What else? 1960's salt and pepper shakers from the flea market sit on a Gothic telephone stand that I found long ago at the huge once-upon-a-time flea market in Chelsea. Originally purposed to hold a cookbook, its current use is a lot more practical. The mirror back-splash came from a closet door in the bedroom and fit perfectly. All I had to do is mastic it to the wall and order another sliver of mirror.  Both get cleaned every day. But it's worth it—the mirror makes the space feel much bigger. 

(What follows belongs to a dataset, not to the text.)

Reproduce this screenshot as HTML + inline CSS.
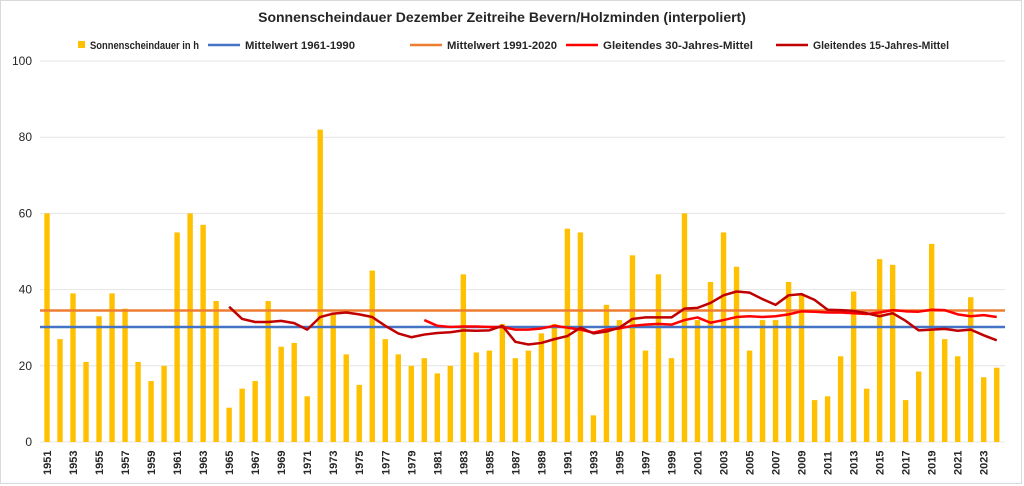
<!DOCTYPE html>
<html><head><meta charset="utf-8"><style>
html,body{margin:0;padding:0;background:#fff;}
svg{display:block;font-family:"Liberation Sans",sans-serif;}
</style></head><body>
<svg id="c" width="1024" height="486" xmlns="http://www.w3.org/2000/svg"></svg>
<script>
const bars=[60,27,39,21,33,39,35,21,16,20,55,60,57,37,9,14,16,37,25,26,12,82,34,23,15,45,27,23,20,22,18,20,44,23.5,24,31,22,24,28.5,31,56,55,7,36,32,49,24,44,22,60,32,42,55,46,24,32,32,42,38.5,11,12,22.5,39.5,14,48,46.5,11,18.5,52,27,22.5,38,17,19.5];
const m15=[35.5,32.3,31.5,31.5,31.8,31.2,29.5,32.8,33.7,34,33.5,32.8,30.5,28.5,27.5,28.2,28.6,28.8,29.3,29.2,29.3,30.5,26.3,25.6,26,27,27.8,30,28.5,29,30,32.3,32.7,32.7,32.7,35,35.2,36.5,38.5,39.5,39.2,37.5,36,38.5,38.8,37.3,34.7,34.6,34.4,33.8,33,33.8,31.8,29.3,29.5,29.7,29.2,29.5,28,26.7];
const m30=[32,30.5,30.2,30.3,30.3,30.2,30.2,29.5,29.5,29.8,30.5,30,29.5,28.7,29.5,29.8,30.5,30.8,31,30.8,32,32.7,31.3,32,32.8,33,32.8,33,33.5,34.3,34.2,34,34,33.8,33.6,34,34.6,34.3,34.2,34.7,34.6,33.5,33,33.3,32.8];
const X=i=>47+i*13.01, Y=v=>442-v*3.81;
let s='<rect x="0.5" y="0.5" width="1021" height="483" fill="#fff" stroke="#d9d9d9"/>';
s+='<text x="502" y="22" text-anchor="middle" font-size="14" font-weight="bold" fill="#262626">Sonnenscheindauer Dezember Zeitreihe Bevern/Holzminden (interpoliert)</text>';
for(let v=0;v<=100;v+=20){s+=`<line x1="40" x2="1005" y1="${Y(v)}" y2="${Y(v)}" stroke="#e4e4e4"/>`;s+=`<text x="32" y="${Y(v)+4}" text-anchor="end" font-size="12" fill="#262626">${v}</text>`;}
bars.forEach((v,i)=>{s+=`<rect x="${X(i)-2.7}" y="${Y(v)}" width="5.4" height="${v*3.81}" fill="#ffc000"/>`;if(i%2==0)s+=`<text transform="translate(${X(i)+4},475) rotate(-90)" font-size="11" font-weight="bold" fill="#262626">${1951+i}</text>`;});
s+=`<line x1="40" x2="1005" y1="${Y(30.2)}" y2="${Y(30.2)}" stroke="#4472c4" stroke-width="2.5"/>`;
s+=`<line x1="40" x2="1005" y1="${Y(34.5)}" y2="${Y(34.5)}" stroke="#ed7d31" stroke-width="2.5"/>`;
const pl=(a,off,c)=>`<polyline fill="none" stroke="${c}" stroke-width="2.5" stroke-linejoin="round" points="${a.map((v,i)=>X(i+off)+','+Y(v)).join(' ')}"/>`;
s+=pl(m30,29,'#ff0000');s+=pl(m15,14,'#c00000');
s+='<rect x="78" y="41" width="7" height="7" fill="#ffc000"/><text x="90" y="49" font-size="11" font-weight="bold" fill="#262626" textLength="109" lengthAdjust="spacingAndGlyphs">Sonnenscheindauer in h</text>';
const lg=[[208,'#4472c4','Mittelwert 1961-1990',110],[410,'#ed7d31','Mittelwert 1991-2020',110],[566,'#ff0000','Gleitendes 30-Jahres-Mittel',150],[776,'#c00000','Gleitendes 15-Jahres-Mittel',136]];
lg.forEach(([x,c,t,w])=>{s+=`<line x1="${x}" x2="${x+32}" y1="45" y2="45" stroke="${c}" stroke-width="2.5"/><text x="${x+37}" y="49" font-size="11" font-weight="bold" fill="#262626" textLength="${w}" lengthAdjust="spacingAndGlyphs">${t}</text>`;});
document.getElementById('c').innerHTML=s;
</script>
</body></html>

The refrigerator is hiding to the left of the sink below the counter. This space itself used to be the passage between the parlor and the dining room. When I replaced the concrete floor with wood I could see the footprint of the original pocket doors which mirrored the window in the living room. The whole things sags somewhat, but then, the building is more than a hundred years ago. Built in 1895 along with the building right next to it, both were constructed for one family and reportedly accessible to each other through our apartment. 

What you can't see is the kitchen dresser sitting along a far-right wall that has a cabinet above it full of tea-things. Hence the tea kettle on the stove boiling water which has its share of dings. Everything does not have to be perfect. Just loved.

The tea was Vanilla Rooibus for Husband and Darjeeling for me. I needed the kick. 


  1. My favorite topic for voyeurism: kitchens! I love to see how other people tackle the space they have with the resources (I swoon more to creative use than pouring lots of cash down the drain) to make what they have work for them. I love the intimate feel of your kitchen. You obviously have maximized what you have and while you might wish for bigger digs, you don't let your reality get in the way of your love for cooking and entertaining. Bravo!

    1. Thank you for your comment, HBD. Yes, I'd love more space, but as you say, one maximizes what one has--and that is nothing less than a life-lesson! Wishing you a wonderful Spring.